Monday, October 31, 2016

Oct 1, 2013

For some time I have been contemplating dusting off my blog.  Today I finally found the courage to do it.  I have been following a couple blogs and Facebook groups where people share intensely personal experiences and how the Lord used adversity to help them grow.  It is my desire to share the things I have learned in the hope that it will bless others the way those people have blessed me.

Oct 1, 2013.  This is a day that I will forever remember.  On that day I turned 31 years old.  It is also the day my husband received his cancer diagnosis.  I remember scheduling the appointment thinking why would I want to find someone to watch my little one on my birthday so I can drive with my husband to Seattle to visit with an oncologist?  That thought only lasted a moment before my desire to have an answer as soon as possible pushed it aside.  He'd had an MRI, been sent for a biopsy and now we were getting results back.

I was devastated.  My husband has a heart condition and I knew when I married him there would possibly be complications down the road but I'd never imagined it would be cancer or that he would have trouble so young. Usually when you see an oncologist they sit down with you and make a plan of attack and move forward.  Everyone says it gets better when you know what is going to happen and they feel hope again. The plan was to remove the mass and hope it doesn't come back. No joke, there was no follow-up and no plan B. Only now do I understand the gravity of what that meant.

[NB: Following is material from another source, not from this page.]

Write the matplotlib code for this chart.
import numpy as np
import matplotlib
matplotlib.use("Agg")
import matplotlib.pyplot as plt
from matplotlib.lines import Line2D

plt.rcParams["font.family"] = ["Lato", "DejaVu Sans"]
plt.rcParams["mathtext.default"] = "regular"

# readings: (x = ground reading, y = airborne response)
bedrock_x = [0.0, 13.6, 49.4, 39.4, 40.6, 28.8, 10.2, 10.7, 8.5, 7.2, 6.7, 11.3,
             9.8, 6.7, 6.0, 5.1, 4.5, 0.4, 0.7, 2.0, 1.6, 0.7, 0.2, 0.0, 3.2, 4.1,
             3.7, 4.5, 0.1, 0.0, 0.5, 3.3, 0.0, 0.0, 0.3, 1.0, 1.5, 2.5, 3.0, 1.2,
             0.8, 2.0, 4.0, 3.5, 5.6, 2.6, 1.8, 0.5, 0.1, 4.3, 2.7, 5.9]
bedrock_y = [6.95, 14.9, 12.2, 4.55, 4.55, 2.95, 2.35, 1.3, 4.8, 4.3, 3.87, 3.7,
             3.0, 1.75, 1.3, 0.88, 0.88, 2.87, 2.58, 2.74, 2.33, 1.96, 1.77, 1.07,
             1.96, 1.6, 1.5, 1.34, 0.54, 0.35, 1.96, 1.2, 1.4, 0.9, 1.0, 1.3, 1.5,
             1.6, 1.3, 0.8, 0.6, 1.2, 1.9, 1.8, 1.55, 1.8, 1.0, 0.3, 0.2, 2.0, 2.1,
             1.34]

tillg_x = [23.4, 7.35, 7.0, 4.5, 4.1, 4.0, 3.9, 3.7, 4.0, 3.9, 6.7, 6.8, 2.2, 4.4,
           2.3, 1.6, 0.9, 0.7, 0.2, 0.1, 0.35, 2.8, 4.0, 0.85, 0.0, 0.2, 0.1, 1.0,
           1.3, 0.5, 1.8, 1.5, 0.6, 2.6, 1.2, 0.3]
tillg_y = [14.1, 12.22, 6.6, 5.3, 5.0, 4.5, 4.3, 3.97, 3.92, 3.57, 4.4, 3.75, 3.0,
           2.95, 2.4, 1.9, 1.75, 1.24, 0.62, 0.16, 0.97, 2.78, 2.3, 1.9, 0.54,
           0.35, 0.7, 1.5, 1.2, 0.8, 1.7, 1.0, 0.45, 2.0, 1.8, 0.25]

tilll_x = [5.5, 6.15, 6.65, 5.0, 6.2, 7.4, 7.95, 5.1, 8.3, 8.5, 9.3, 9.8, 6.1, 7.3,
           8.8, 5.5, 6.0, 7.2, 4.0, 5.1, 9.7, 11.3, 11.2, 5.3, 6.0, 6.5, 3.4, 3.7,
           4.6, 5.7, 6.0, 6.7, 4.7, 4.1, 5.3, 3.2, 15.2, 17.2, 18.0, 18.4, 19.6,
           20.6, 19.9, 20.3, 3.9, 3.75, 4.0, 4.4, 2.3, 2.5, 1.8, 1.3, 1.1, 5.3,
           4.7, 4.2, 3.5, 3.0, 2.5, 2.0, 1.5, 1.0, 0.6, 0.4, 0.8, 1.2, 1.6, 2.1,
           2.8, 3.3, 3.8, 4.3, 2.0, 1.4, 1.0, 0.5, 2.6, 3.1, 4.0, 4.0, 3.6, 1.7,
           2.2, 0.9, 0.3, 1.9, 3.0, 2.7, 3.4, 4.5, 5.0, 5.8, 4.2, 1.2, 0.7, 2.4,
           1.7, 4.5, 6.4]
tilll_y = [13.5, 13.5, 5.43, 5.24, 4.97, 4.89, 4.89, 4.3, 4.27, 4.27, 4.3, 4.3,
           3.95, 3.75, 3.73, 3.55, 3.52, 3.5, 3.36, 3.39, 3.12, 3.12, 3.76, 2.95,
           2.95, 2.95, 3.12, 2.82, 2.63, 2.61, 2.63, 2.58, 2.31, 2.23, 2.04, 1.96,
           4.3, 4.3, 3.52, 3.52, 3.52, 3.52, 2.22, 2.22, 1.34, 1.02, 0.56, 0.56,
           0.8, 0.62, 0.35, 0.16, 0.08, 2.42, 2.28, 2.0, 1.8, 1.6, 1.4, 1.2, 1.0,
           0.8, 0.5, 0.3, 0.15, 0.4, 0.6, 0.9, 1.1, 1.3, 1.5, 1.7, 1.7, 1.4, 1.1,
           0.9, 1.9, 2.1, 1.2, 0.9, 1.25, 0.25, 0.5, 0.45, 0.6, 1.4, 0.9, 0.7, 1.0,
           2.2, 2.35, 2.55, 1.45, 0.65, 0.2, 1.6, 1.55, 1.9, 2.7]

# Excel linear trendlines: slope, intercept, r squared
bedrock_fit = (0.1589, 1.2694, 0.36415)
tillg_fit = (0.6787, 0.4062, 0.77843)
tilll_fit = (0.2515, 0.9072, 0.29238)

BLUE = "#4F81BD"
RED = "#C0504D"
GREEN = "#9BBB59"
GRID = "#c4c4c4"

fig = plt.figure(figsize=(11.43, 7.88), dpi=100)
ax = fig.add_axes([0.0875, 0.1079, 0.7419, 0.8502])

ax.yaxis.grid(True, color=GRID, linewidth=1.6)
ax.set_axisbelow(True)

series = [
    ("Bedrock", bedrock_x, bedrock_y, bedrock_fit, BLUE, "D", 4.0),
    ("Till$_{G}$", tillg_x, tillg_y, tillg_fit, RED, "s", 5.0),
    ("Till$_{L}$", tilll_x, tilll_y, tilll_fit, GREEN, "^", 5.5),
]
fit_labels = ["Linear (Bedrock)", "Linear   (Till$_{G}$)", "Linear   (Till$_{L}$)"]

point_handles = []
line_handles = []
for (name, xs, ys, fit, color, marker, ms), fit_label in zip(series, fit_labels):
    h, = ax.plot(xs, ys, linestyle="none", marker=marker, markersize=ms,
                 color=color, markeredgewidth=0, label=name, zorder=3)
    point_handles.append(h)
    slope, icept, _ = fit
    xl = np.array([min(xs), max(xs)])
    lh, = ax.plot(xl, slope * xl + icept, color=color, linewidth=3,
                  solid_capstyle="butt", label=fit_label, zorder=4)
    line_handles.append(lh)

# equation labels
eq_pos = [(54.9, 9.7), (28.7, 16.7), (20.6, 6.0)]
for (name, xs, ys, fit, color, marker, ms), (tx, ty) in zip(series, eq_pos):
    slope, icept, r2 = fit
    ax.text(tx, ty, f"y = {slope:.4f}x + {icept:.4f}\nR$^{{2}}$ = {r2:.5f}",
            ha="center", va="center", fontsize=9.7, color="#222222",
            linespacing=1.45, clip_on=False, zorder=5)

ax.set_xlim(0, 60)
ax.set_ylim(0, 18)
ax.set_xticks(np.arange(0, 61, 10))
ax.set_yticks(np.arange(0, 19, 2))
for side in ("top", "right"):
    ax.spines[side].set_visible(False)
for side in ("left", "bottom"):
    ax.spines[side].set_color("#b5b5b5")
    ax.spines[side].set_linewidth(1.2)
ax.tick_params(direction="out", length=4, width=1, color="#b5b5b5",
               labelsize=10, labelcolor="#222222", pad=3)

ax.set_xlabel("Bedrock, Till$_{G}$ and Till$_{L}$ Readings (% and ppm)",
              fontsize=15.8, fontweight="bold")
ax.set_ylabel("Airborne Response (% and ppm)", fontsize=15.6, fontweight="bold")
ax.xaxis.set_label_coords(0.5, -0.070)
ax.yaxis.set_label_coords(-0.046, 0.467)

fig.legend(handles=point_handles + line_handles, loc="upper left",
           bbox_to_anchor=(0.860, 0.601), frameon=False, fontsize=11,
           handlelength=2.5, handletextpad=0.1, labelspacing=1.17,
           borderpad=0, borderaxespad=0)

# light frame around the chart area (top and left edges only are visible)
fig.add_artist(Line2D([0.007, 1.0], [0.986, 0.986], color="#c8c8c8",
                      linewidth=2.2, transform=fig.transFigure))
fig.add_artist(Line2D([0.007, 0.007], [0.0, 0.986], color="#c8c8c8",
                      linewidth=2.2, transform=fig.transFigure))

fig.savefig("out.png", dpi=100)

This month marks the three year anniversary of his cancer diagnosis and he has been called home to the God who gave him life.  I never could would have guessed that his life would have been taken so soon after diagnosis but I have also come to understand that, while extremely difficult, this IS God's plan.  His time on this earth was coming to an end and the cancer was a gift to prepare me to live without him. In essence, God needed him for another work and we were warned that his time on earth was coming to a close.  So often we talk about what cancer takes from us but cancer also gave us the courage to say things sometimes left unsaid, the need to hold each other a little longer and hug our children a little tighter, motivation to spend more time together as a family, and motivated me to work a little harder to be a good wife and create a peaceful atmosphere in our home.

Image may contain: 4 people

Someone commented to me last October how much our family had grown spiritually and I explained we had paid a high price for those lessons and they pointed out that we continue to pay the price for them.  That is true now more than ever as we grieve Matthew.  I take great comfort in the fact that Heavenly Father has gotten me through every challenge He's ever put in front of me and while it seems impossible that the heartache I feel will ever go away I know that through the atonement of Jesus Christ I will experience joy again in this life and the life to come.



3 comments:

Liz and Tyler Hurd said...

This is beautiful. You are a mighty blessing in strength and courage.

Unknown said...

Tears are rolling off my cheeks as I read this. You are such an inspiration to me, you have no idea how much I look up to you.

Love,
Megan McLeod

Joan said...

I love you Jamie and admire your strength. You and your sons are always in my prayers. Thank you for posting again.